The reporting of data related to external validity is now clearly indicated in the PRISMA statement for reporting systematic reviews and meta-analyses. The PRISMA statement clearly focuses on the need to consider components to frame the question known by the acronym "PICOS" (Patient, Intervention, Comparator group, Outcome, and Study design). Focusing on PICOS, the statement should improve the reporting of external validity. In fact, issues related to PICOS affect several PRISMA items with the need to clearly describe participants, the disease, the setting of care, the intervention, and the comparator.

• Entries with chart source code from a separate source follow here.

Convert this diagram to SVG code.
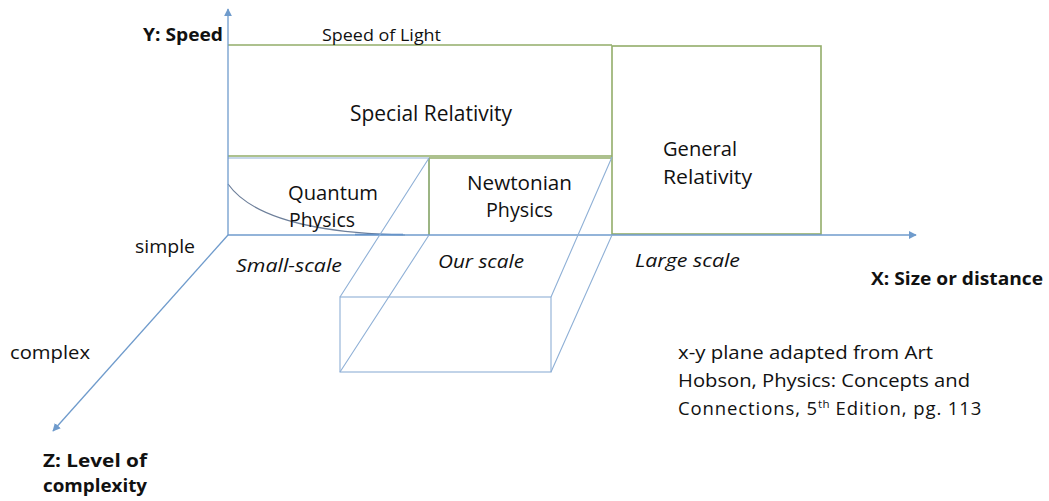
<svg xmlns="http://www.w3.org/2000/svg" width="1049" height="501" viewBox="0 0 1049 501">
<style>
text{font-family:"Open Sans",Lato,"Liberation Sans",sans-serif;fill:#111;}
.b{font-weight:bold;}
.i{font-style:italic;}
.ax{stroke:#6f9bcc;stroke-width:1.3;fill:none;}
.gr{stroke:#93ad6a;stroke-width:1.6;fill:none;}
.bl{stroke:#8fb0d6;stroke-width:1.1;fill:none;}
</style>
<defs>
<marker id="arr" viewBox="0 0 10 10" refX="9" refY="5" markerWidth="8" markerHeight="8" markerUnits="userSpaceOnUse" orient="auto">
<path d="M0,0 L10,5 L0,10 z" fill="#6f9bcc"/>
</marker>
</defs>
<rect width="1049" height="501" fill="#fff"/>

<g id="special-relativity">
<path class="gr" d="M228,45 H612 M228,156 H612"/>
<text x="350" y="121" font-size="21" textLength="162" lengthAdjust="spacingAndGlyphs">Special Relativity</text>
</g>
<g id="general-relativity">
<rect class="gr" x="612" y="46" width="209" height="188"/>
<text x="663" y="156" font-size="20" textLength="74" lengthAdjust="spacingAndGlyphs">General</text>
<text x="663" y="184" font-size="20" textLength="89" lengthAdjust="spacingAndGlyphs">Relativity</text>
</g>
<g id="quantum-physics">
<path class="bl" d="M228,158 H429 V235"/>
<path d="M228,184 Q262,232 405,235" stroke="#6d7f9a" stroke-width="1.2" fill="none"/>
<path d="M355,234.5 H403" stroke="#4b7fc0" stroke-width="1.6"/>
<text x="288" y="200" font-size="20" textLength="90" lengthAdjust="spacingAndGlyphs">Quantum</text>
<text x="289" y="227" font-size="20" textLength="66" lengthAdjust="spacingAndGlyphs">Physics</text>
</g>
<g id="newtonian-physics">
<path class="gr" d="M429,158 H612 M429,158 V235"/>
<text x="467" y="190" font-size="20" textLength="105" lengthAdjust="spacingAndGlyphs">Newtonian</text>
<text x="486" y="217" font-size="20" textLength="67" lengthAdjust="spacingAndGlyphs">Physics</text>
</g>
<g id="our-scale-box">
<rect class="bl" x="340" y="297" width="211" height="75"/>
</g>

<g id="connectors">
<path class="ax" d="M228,235 V9" marker-end="url(#arr)"/>
<path class="ax" d="M228,235 H916" marker-end="url(#arr)"/>
<path class="ax" d="M228,235 L53,431" marker-end="url(#arr)"/>
<path class="bl" d="M429,158 L340,297 M429,235 L340,372 M612,157 L551,297 M612,235 L551,372"/>
</g>

<g id="labels">
<text class="b" x="143" y="41" font-size="18" textLength="80" lengthAdjust="spacingAndGlyphs">Y: Speed</text>
<text x="322" y="41" font-size="17" textLength="119" lengthAdjust="spacingAndGlyphs">Speed of Light</text>
<text x="135" y="253" font-size="18.5" textLength="60" lengthAdjust="spacingAndGlyphs">simple</text>
<text class="i" x="236" y="272" font-size="18" textLength="106" lengthAdjust="spacingAndGlyphs">Small-scale</text>
<text class="i" x="438" y="268" font-size="18" textLength="86" lengthAdjust="spacingAndGlyphs">Our scale</text>
<text class="i" x="635" y="267" font-size="18" textLength="105" lengthAdjust="spacingAndGlyphs">Large scale</text>
<text class="b" x="871" y="285" font-size="18" textLength="172" lengthAdjust="spacingAndGlyphs">X: Size or distance</text>
<text x="10" y="359" font-size="18" textLength="80" lengthAdjust="spacingAndGlyphs">complex</text>
<text class="b" x="43" y="467" font-size="18.5" textLength="104" lengthAdjust="spacingAndGlyphs">Z: Level of</text>
<text class="b" x="43" y="492" font-size="18.5" textLength="104" lengthAdjust="spacingAndGlyphs">complexity</text>
<text x="678" y="359" font-size="18.5" textLength="255" lengthAdjust="spacingAndGlyphs">x-y plane adapted from Art</text>
<text x="678" y="387" font-size="18.5" textLength="292" lengthAdjust="spacingAndGlyphs">Hobson, Physics: Concepts and</text>
<text x="678" y="415" font-size="18.5" letter-spacing="0.9">Connections, 5<tspan dy="-7" font-size="11.5" letter-spacing="0.3">th</tspan><tspan dy="7"> Edition, pg. 113</tspan></text>
</g>
</svg>
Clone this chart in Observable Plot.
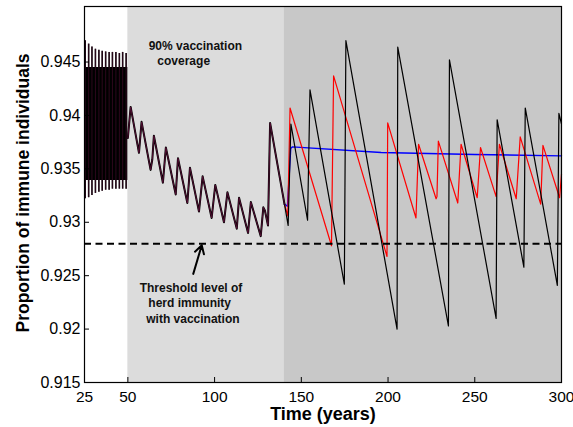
<!DOCTYPE html>
<html><head><meta charset="utf-8">
<script src="https://cdn.jsdelivr.net/npm/d3@7"></script>
<script src="https://cdn.jsdelivr.net/npm/@observablehq/plot@0.6"></script>
<style>body{margin:0;background:#fff} #chart svg{display:block}</style>
</head><body><div id="chart"></div>
<script>
// ---- axes ----
const xTicks = [25, 50, 100, 150, 200, 250, 300];
const yTicks = [0.915, 0.92, 0.925, 0.93, 0.935, 0.94, 0.945];
const yTickLabels = ["0.915", "0.92", "0.925", "0.93", "0.935", "0.94", "0.945"];
const xDomain = [25, 300];
const yDomain = [0.915, 0.9502];

// ---- phases ----
const vaccStart = 50;
const phaseTwoStart = 140;
const thresholdValue = 0.928;

// ---- pre-vaccination oscillation (25-50) ----
const spikeYears = [25.4, 27.4, 29.3, 31.3, 33.3, 35.2, 37.2, 39.2, 41.1, 43.1, 45.1, 47.0, 49.0];
const spikeHigh  = [0.9470, 0.94668, 0.94642, 0.9462, 0.9461, 0.9460, 0.94595, 0.9459, 0.9459, 0.9459, 0.9458, 0.9459, 0.9458];
const spikeLow   = [0.9322, 0.9323, 0.9325, 0.9327, 0.9328, 0.9329, 0.9330, 0.9330, 0.9331, 0.9331, 0.9331, 0.9331, 0.9331];
const bandYears = [25.9, 50];
const bandLow   = [0.9339, 0.9339];
const bandHigh  = [0.9445, 0.9445];

// ---- common trajectory (50-140) ----
const commonYears  = [50.0, 51.6, 56.4, 57.9, 63.1, 64.1, 65.0, 70.2, 71.9, 77.6, 78.9, 84.3, 85.8, 91.0, 93.1, 98.3, 100.4, 105.4, 107.4, 112.8, 114.1, 119.3, 120.9, 126.6, 128.1, 129.0, 130.8, 132.0, 140.3];
const commonValues = [0.9379, 0.9408, 0.9365, 0.9394, 0.9349, 0.9359, 0.9381, 0.9337, 0.9370, 0.9326, 0.9360, 0.9318, 0.9351, 0.9310, 0.9343, 0.9304, 0.9335, 0.9300, 0.9328, 0.9294, 0.9323, 0.9290, 0.9319, 0.9287, 0.9314, 0.9311, 0.9297, 0.9393, 0.9317];

// ---- scenarios after year 140 ----
const blueYears  = [140.3, 142.0, 143.9, 144.9, 196, 250, 300];
const blueValues = [0.9317, 0.9315, 0.9369, 0.93706, 0.93653, 0.93635, 0.93622];

const redYears  = [140.3, 142.2, 143.5, 167.4, 168.6, 199.4, 199.8, 216.1, 217.6, 227.7, 228.2, 229.0, 240.2, 241.2, 242.1, 251.4, 253.3, 262.3, 264.2, 273.9, 276.2, 288.0, 289.3, 298.9, 300];
const redValues = [0.9317, 0.9306, 0.9407, 0.9278, 0.9437, 0.9268, 0.9393, 0.9304, 0.9373, 0.9322, 0.9324, 0.9376, 0.9318, 0.9347, 0.9373, 0.9323, 0.9370, 0.9324, 0.9373, 0.9322, 0.9380, 0.9317, 0.9372, 0.9323, 0.9345];

const blackYears  = [140.3, 142.4, 144.0, 153.6, 155.0, 174.8, 175.7, 205.2, 205.6, 234.8, 235.4, 262.3, 262.9, 278.3, 279.1, 297.6, 298.5, 300];
const blackValues = [0.9317, 0.9297, 0.9392, 0.9302, 0.9424, 0.9242, 0.9470, 0.9200, 0.9464, 0.9203, 0.9452, 0.9210, 0.9396, 0.9258, 0.9407, 0.9241, 0.9402, 0.9392];

// ---- annotations ----
const coverageLines = ["90% vaccination", "coverage"];
const coverageX = [62.0, 67.0];
const coverageY = [0.94652, 0.94511];
const thresholdLines = ["Threshold level of", "herd immunity", "with vaccination"];
const thresholdX = [56.8, 61.8, 60.6];
const thresholdY = [0.9238, 0.92239, 0.92093];
const arrowFrom = [87.7, 0.92517];
const arrowTo = [92.6, 0.92785];
const xLabel = "Time (years)";
const yLabel = "Proportion of immune individuals";

// ---- build tables ----
const zip = (xs, ys) => xs.map((x, i) => ({x, y: ys[i]}));
const spikes = spikeYears.map((x, i) => ({x, lo: spikeLow[i], hi: spikeHigh[i]}));
const band = bandYears.map((x, i) => ({x, lo: bandLow[i], hi: bandHigh[i]}));
const common = zip(commonYears, commonValues);
const blue = zip(blueYears, blueValues);
const red = zip(redYears, redValues);
const black = zip(blackYears, blackValues);
const coverage = coverageLines.map((t, i) => ({t, x: coverageX[i], y: coverageY[i]}));
const thresh = thresholdLines.map((t, i) => ({t, x: thresholdX[i], y: thresholdY[i]}));

const font = "'Liberation Sans', Arial, Helvetica, sans-serif";
const maroon = "#5a1038";

const chart = Plot.plot({
  width: 573,
  height: 427,
  marginLeft: 84,
  marginRight: 12,
  marginTop: 6,
  marginBottom: 45,
  style: {fontFamily: font, fontSize: "16px", background: "white", color: "black", overflow: "visible"},
  x: {domain: xDomain},
  y: {domain: yDomain},
  marks: [
    Plot.rect([0], {x1: vaccStart, x2: phaseTwoStart, y1: yDomain[0], y2: yDomain[1], fill: "#dcdcdc"}),
    Plot.rect([0], {x1: phaseTwoStart, x2: xDomain[1], y1: yDomain[0], y2: yDomain[1], fill: "#c8c8c8"}),
    Plot.areaY(band, {x: "x", y1: "lo", y2: "hi", fill: "black"}),
    Plot.ruleX(spikes, {x: "x", y1: "lo", y2: "hi", stroke: "black", strokeWidth: 1.6}),
    Plot.ruleX(spikes, {x: "x", y1: "lo", y2: "hi", stroke: maroon, strokeWidth: 0.5}),
    Plot.line(blue, {x: "x", y: "y", stroke: "#0000ff", strokeWidth: 1.4}),
    Plot.line(red, {x: "x", y: "y", stroke: "#ff0000", strokeWidth: 1.2}),
    Plot.line(black, {x: "x", y: "y", stroke: "black", strokeWidth: 1.2}),
    Plot.line(common, {x: "x", y: "y", stroke: "black", strokeWidth: 2}),
    Plot.line(common, {x: "x", y: "y", stroke: maroon, strokeWidth: 0.9}),
    Plot.ruleY([thresholdValue], {x1: xDomain[0], x2: xDomain[1], stroke: "black", strokeWidth: 2, strokeDasharray: "7,4.5"}),
    Plot.text(coverage, {x: "x", y: "y", text: "t", textAnchor: "start", fontSize: 12, fontWeight: "bold", fill: "#111"}),
    Plot.text(thresh, {x: "x", y: "y", text: "t", textAnchor: "start", fontSize: 12, fontWeight: "bold", fill: "#111"}),
    Plot.arrow([0], {x1: arrowFrom[0], y1: arrowFrom[1], x2: arrowTo[0], y2: arrowTo[1], stroke: "black", strokeWidth: 2, headLength: 7}),
    Plot.frame({stroke: "black", strokeWidth: 1.2}),
    Plot.axisX({ticks: xTicks, tickFormat: d => String(d), tickSize: -5, tickPadding: 13, label: null, fontSize: 15.5}),
    Plot.axisY({ticks: yTicks, tickFormat: (d, i) => yTickLabels[i], tickSize: -5, tickPadding: 9, label: null, fontSize: 16}),
    Plot.text([xLabel], {frameAnchor: "bottom", lineAnchor: "middle", textAnchor: "middle", dy: 32, fontSize: 18, fontWeight: "bold"}),
    Plot.text([yLabel], {frameAnchor: "left", textAnchor: "middle", lineAnchor: "middle", rotate: -90, dx: -61, dy: -1.5, fontSize: 17.5, fontWeight: "bold"})
  ]
});
document.getElementById("chart").appendChild(chart);
</script></body></html>
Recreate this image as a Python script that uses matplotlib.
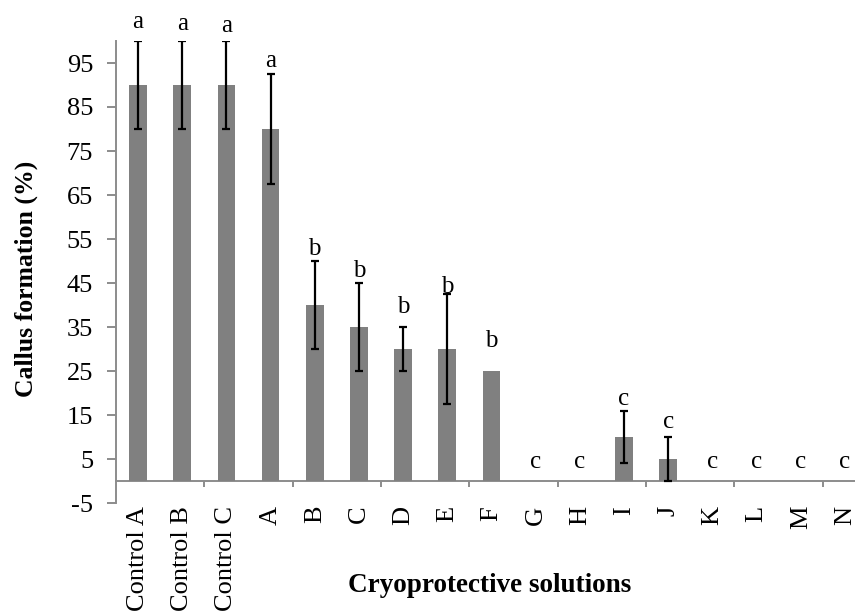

One explanation for the differences between Cochrane and non-Cochrane reviews could be linked to the space constraints (limited word count, number of tables and figures) requested by some editors but not by publishers of Cochrane Library reports. Further, the question evaluated in Cochrane and non-Cochrane reviews differed in terms of the type of treatment (pharmacologic or nonpharmacologic); for example, about half of the Cochrane reviews evaluated drugs, whereas non-Cochrane reviews more often evaluated nonpharmacological treatments
This study has several limitations. First, we focused on two medical areas, and these results should be confirmed in other medical areas. However, we chose tobacco consumption and HIV infection because they are among the first 5 causes of mortality in the world. Second, currently no consensus exists on how to assess the applicability of study results, we identified the applicability items following a literature review, and the relevance of some items might vary. Third, we did not consider the importance of each item even though it may vary according to context (e.g., assessing pharmacologic treatments or nonpharmacologic treatments). Fourth, during the appraisal process, we assumed that if data were reported in at least one randomized controlled trial included on the systematic review, this data had been gathered systematically in the systematic review. This assumption may have overestimated the reporting. Fifth, we excluded systematic reviews of reports for specific contexts or a specific population, which may have biased our sample of reviews to those widely applicable.
Finally, the screening process and the data collection were performed by only one reviewer. However, a quality assurance procedure was performed.